▶ _DIRECTIVE_: Skip the pictures and extract all of the lines exactly as written.

▶ _INFORMATION SUPPLIED_:
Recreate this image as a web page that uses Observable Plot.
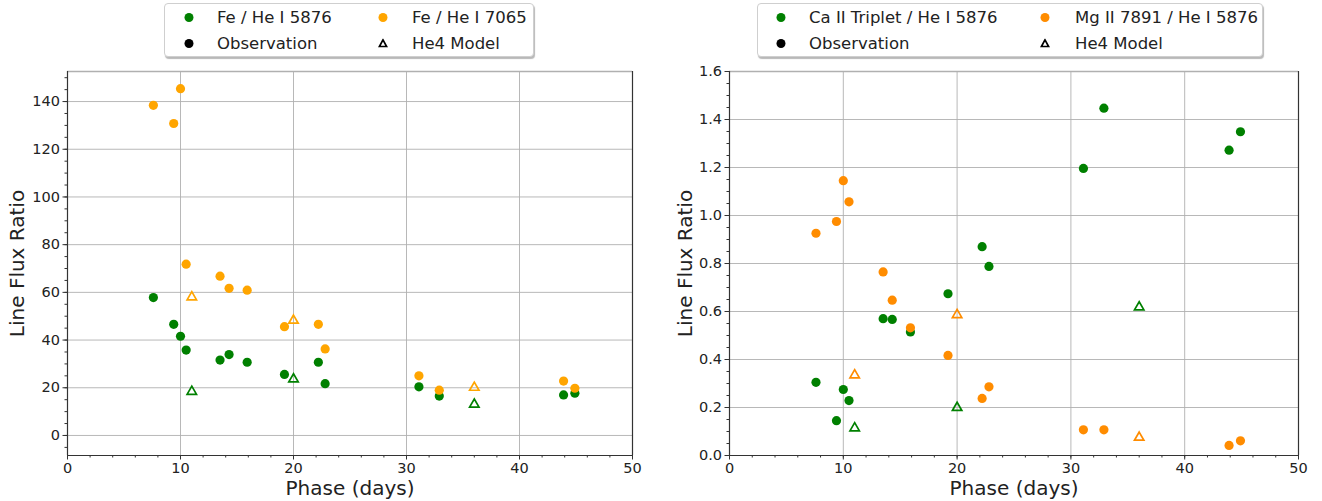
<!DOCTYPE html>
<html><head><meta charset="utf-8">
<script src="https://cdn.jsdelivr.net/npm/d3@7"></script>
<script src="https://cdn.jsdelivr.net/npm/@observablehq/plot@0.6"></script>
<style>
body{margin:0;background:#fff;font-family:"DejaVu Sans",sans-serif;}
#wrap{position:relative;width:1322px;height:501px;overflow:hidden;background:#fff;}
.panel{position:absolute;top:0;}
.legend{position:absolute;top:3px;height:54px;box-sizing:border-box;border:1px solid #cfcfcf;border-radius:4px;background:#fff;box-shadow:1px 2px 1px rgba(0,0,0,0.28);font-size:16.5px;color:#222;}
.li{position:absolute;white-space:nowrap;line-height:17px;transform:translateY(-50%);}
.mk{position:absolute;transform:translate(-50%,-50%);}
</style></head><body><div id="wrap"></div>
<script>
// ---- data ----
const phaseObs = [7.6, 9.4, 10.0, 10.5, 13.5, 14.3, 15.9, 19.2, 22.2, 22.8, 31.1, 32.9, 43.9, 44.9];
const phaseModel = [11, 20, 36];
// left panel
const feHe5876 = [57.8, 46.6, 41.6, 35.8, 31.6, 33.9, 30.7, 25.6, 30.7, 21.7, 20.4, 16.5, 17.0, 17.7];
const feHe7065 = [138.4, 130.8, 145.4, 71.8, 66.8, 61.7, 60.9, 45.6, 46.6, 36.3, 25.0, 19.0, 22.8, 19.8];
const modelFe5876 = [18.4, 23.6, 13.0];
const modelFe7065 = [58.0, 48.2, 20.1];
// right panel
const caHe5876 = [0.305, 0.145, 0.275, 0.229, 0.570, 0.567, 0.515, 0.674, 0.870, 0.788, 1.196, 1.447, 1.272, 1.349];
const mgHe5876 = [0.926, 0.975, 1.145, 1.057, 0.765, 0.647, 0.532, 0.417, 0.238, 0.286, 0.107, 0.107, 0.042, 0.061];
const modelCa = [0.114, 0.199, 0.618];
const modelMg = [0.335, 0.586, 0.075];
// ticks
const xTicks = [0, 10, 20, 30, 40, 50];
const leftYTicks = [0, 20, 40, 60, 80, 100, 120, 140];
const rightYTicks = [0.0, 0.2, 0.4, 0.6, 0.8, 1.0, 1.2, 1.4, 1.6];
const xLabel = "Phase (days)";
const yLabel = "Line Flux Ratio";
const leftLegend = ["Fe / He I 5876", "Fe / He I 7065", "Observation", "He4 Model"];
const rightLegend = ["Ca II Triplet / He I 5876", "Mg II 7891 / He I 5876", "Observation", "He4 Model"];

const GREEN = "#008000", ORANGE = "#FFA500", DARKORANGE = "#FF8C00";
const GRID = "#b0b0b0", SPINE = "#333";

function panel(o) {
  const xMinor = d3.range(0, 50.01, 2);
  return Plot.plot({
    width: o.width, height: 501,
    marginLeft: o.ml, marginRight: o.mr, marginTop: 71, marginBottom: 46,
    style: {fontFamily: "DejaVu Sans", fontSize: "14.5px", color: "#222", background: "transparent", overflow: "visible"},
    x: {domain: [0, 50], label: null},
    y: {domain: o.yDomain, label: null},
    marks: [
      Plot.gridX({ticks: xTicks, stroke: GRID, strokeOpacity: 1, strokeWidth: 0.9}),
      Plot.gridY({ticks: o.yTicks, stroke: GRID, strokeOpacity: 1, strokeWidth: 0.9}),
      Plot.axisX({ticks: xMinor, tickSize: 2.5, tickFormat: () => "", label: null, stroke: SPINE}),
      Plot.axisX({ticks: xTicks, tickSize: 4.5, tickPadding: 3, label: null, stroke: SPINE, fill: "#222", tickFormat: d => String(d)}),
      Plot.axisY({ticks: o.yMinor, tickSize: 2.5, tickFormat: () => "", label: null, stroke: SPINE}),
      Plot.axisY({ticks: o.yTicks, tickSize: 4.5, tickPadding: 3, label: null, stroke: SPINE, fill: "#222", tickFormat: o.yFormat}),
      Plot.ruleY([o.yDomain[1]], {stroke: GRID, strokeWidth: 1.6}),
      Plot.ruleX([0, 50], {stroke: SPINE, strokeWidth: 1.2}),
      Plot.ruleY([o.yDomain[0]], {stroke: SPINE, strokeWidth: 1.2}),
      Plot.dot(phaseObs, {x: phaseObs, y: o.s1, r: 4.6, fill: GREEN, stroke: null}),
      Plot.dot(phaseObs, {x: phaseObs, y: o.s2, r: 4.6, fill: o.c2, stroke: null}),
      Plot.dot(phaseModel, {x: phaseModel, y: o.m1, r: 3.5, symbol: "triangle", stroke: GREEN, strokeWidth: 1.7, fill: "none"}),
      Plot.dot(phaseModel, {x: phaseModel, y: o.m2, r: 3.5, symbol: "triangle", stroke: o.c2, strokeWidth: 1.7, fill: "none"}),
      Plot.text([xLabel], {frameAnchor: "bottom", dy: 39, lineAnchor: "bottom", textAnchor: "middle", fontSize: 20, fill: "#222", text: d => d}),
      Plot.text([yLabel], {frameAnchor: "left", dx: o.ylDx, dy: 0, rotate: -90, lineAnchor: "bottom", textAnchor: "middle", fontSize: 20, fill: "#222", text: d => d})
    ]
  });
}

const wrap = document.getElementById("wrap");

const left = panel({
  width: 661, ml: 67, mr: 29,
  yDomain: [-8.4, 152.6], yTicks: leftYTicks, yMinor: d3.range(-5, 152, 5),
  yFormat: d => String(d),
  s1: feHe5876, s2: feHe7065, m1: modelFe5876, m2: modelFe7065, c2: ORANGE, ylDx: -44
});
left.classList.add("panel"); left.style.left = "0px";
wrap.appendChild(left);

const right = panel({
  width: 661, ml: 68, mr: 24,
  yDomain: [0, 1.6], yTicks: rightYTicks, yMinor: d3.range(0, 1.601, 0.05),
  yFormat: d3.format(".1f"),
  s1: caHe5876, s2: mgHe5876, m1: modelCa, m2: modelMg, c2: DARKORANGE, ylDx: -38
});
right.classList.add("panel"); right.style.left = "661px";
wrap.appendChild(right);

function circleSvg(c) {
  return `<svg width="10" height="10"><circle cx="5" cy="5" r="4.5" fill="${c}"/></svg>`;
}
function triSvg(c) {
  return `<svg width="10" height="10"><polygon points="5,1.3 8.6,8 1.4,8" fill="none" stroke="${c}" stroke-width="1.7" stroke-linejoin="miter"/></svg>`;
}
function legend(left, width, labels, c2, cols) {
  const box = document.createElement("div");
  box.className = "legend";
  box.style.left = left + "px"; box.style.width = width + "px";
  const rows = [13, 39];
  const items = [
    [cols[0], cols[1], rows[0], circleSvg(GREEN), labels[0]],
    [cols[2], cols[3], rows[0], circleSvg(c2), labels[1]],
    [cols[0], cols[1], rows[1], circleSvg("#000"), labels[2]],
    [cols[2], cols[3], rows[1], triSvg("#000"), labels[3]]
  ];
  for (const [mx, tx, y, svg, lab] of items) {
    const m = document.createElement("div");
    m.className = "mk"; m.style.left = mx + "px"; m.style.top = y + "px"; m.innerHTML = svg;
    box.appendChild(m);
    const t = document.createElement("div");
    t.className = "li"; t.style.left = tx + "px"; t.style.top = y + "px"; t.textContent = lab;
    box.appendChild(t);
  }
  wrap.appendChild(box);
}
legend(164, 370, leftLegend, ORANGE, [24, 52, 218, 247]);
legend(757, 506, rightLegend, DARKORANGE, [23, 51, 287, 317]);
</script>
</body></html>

▶ _EXERCISE OUTPUT_:
Recreate this image as a web page that uses Observable Plot.
<!DOCTYPE html>
<html><head><meta charset="utf-8">
<script src="https://cdn.jsdelivr.net/npm/d3@7"></script>
<script src="https://cdn.jsdelivr.net/npm/@observablehq/plot@0.6"></script>
<style>
body{margin:0;background:#fff;font-family:"DejaVu Sans",sans-serif;}
#wrap{position:relative;width:1322px;height:501px;overflow:hidden;background:#fff;}
.panel{position:absolute;top:0;}
.legend{position:absolute;top:3px;height:54px;box-sizing:border-box;border:1px solid #cfcfcf;border-radius:4px;background:#fff;box-shadow:1px 2px 1px rgba(0,0,0,0.28);font-size:16.5px;color:#222;}
.li{position:absolute;white-space:nowrap;line-height:17px;transform:translateY(-50%);}
.mk{position:absolute;transform:translate(-50%,-50%);}
</style></head><body><div id="wrap"></div>
<script>
// ---- data ----
const phaseObs = [7.6, 9.4, 10.0, 10.5, 13.5, 14.3, 15.9, 19.2, 22.2, 22.8, 31.1, 32.9, 43.9, 44.9];
const phaseModel = [11, 20, 36];
// left panel
const feHe5876 = [57.8, 46.6, 41.6, 35.8, 31.6, 33.9, 30.7, 25.6, 30.7, 21.7, 20.4, 16.5, 17.0, 17.7];
const feHe7065 = [138.4, 130.8, 145.4, 71.8, 66.8, 61.7, 60.9, 45.6, 46.6, 36.3, 25.0, 19.0, 22.8, 19.8];
const modelFe5876 = [18.4, 23.6, 13.0];
const modelFe7065 = [58.0, 48.2, 20.1];
// right panel
const caHe5876 = [0.305, 0.145, 0.275, 0.229, 0.570, 0.567, 0.515, 0.674, 0.870, 0.788, 1.196, 1.447, 1.272, 1.349];
const mgHe5876 = [0.926, 0.975, 1.145, 1.057, 0.765, 0.647, 0.532, 0.417, 0.238, 0.286, 0.107, 0.107, 0.042, 0.061];
const modelCa = [0.114, 0.199, 0.618];
const modelMg = [0.335, 0.586, 0.075];
// ticks
const xTicks = [0, 10, 20, 30, 40, 50];
const leftYTicks = [0, 20, 40, 60, 80, 100, 120, 140];
const rightYTicks = [0.0, 0.2, 0.4, 0.6, 0.8, 1.0, 1.2, 1.4, 1.6];
const xLabel = "Phase (days)";
const yLabel = "Line Flux Ratio";
const leftLegend = ["Fe / He I 5876", "Fe / He I 7065", "Observation", "He4 Model"];
const rightLegend = ["Ca II Triplet / He I 5876", "Mg II 7891 / He I 5876", "Observation", "He4 Model"];

const GREEN = "#008000", ORANGE = "#FFA500", DARKORANGE = "#FF8C00";
const GRID = "#b0b0b0", SPINE = "#333";

function panel(o) {
  const xMinor = d3.range(0, 50.01, 2);
  return Plot.plot({
    width: o.width, height: 501,
    marginLeft: o.ml, marginRight: o.mr, marginTop: 71, marginBottom: 46,
    style: {fontFamily: "DejaVu Sans", fontSize: "14.5px", color: "#222", background: "transparent", overflow: "visible"},
    x: {domain: [0, 50], label: null},
    y: {domain: o.yDomain, label: null},
    marks: [
      Plot.gridX({ticks: xTicks, stroke: GRID, strokeOpacity: 1, strokeWidth: 0.9}),
      Plot.gridY({ticks: o.yTicks, stroke: GRID, strokeOpacity: 1, strokeWidth: 0.9}),
      Plot.axisX({ticks: xMinor, tickSize: 2.5, tickFormat: () => "", label: null, stroke: SPINE}),
      Plot.axisX({ticks: xTicks, tickSize: 4.5, tickPadding: 3, label: null, stroke: SPINE, fill: "#222", tickFormat: d => String(d)}),
      Plot.axisY({ticks: o.yMinor, tickSize: 2.5, tickFormat: () => "", label: null, stroke: SPINE}),
      Plot.axisY({ticks: o.yTicks, tickSize: 4.5, tickPadding: 3, label: null, stroke: SPINE, fill: "#222", tickFormat: o.yFormat}),
      Plot.ruleY([o.yDomain[1]], {stroke: GRID, strokeWidth: 1.6}),
      Plot.ruleX([0, 50], {stroke: SPINE, strokeWidth: 1.2}),
      Plot.ruleY([o.yDomain[0]], {stroke: SPINE, strokeWidth: 1.2}),
      Plot.dot(phaseObs, {x: phaseObs, y: o.s1, r: 4.6, fill: GREEN, stroke: null}),
      Plot.dot(phaseObs, {x: phaseObs, y: o.s2, r: 4.6, fill: o.c2, stroke: null}),
      Plot.dot(phaseModel, {x: phaseModel, y: o.m1, r: 3.5, symbol: "triangle", stroke: GREEN, strokeWidth: 1.7, fill: "none"}),
      Plot.dot(phaseModel, {x: phaseModel, y: o.m2, r: 3.5, symbol: "triangle", stroke: o.c2, strokeWidth: 1.7, fill: "none"}),
      Plot.text([xLabel], {frameAnchor: "bottom", dy: 39, lineAnchor: "bottom", textAnchor: "middle", fontSize: 20, fill: "#222", text: d => d}),
      Plot.text([yLabel], {frameAnchor: "left", dx: o.ylDx, dy: 0, rotate: -90, lineAnchor: "bottom", textAnchor: "middle", fontSize: 20, fill: "#222", text: d => d})
    ]
  });
}

const wrap = document.getElementById("wrap");

const left = panel({
  width: 661, ml: 67, mr: 29,
  yDomain: [-8.4, 152.6], yTicks: leftYTicks, yMinor: d3.range(-5, 152, 5),
  yFormat: d => String(d),
  s1: feHe5876, s2: feHe7065, m1: modelFe5876, m2: modelFe7065, c2: ORANGE, ylDx: -44
});
left.classList.add("panel"); left.style.left = "0px";
wrap.appendChild(left);

const right = panel({
  width: 661, ml: 68, mr: 24,
  yDomain: [0, 1.6], yTicks: rightYTicks, yMinor: d3.range(0, 1.601, 0.05),
  yFormat: d3.format(".1f"),
  s1: caHe5876, s2: mgHe5876, m1: modelCa, m2: modelMg, c2: DARKORANGE, ylDx: -38
});
right.classList.add("panel"); right.style.left = "661px";
wrap.appendChild(right);

function circleSvg(c) {
  return `<svg width="10" height="10"><circle cx="5" cy="5" r="4.5" fill="${c}"/></svg>`;
}
function triSvg(c) {
  return `<svg width="10" height="10"><polygon points="5,1.3 8.6,8 1.4,8" fill="none" stroke="${c}" stroke-width="1.7" stroke-linejoin="miter"/></svg>`;
}
function legend(left, width, labels, c2, cols) {
  const box = document.createElement("div");
  box.className = "legend";
  box.style.left = left + "px"; box.style.width = width + "px";
  const rows = [13, 39];
  const items = [
    [cols[0], cols[1], rows[0], circleSvg(GREEN), labels[0]],
    [cols[2], cols[3], rows[0], circleSvg(c2), labels[1]],
    [cols[0], cols[1], rows[1], circleSvg("#000"), labels[2]],
    [cols[2], cols[3], rows[1], triSvg("#000"), labels[3]]
  ];
  for (const [mx, tx, y, svg, lab] of items) {
    const m = document.createElement("div");
    m.className = "mk"; m.style.left = mx + "px"; m.style.top = y + "px"; m.innerHTML = svg;
    box.appendChild(m);
    const t = document.createElement("div");
    t.className = "li"; t.style.left = tx + "px"; t.style.top = y + "px"; t.textContent = lab;
    box.appendChild(t);
  }
  wrap.appendChild(box);
}
legend(164, 370, leftLegend, ORANGE, [24, 52, 218, 247]);
legend(757, 506, rightLegend, DARKORANGE, [23, 51, 287, 317]);
</script>
</body></html>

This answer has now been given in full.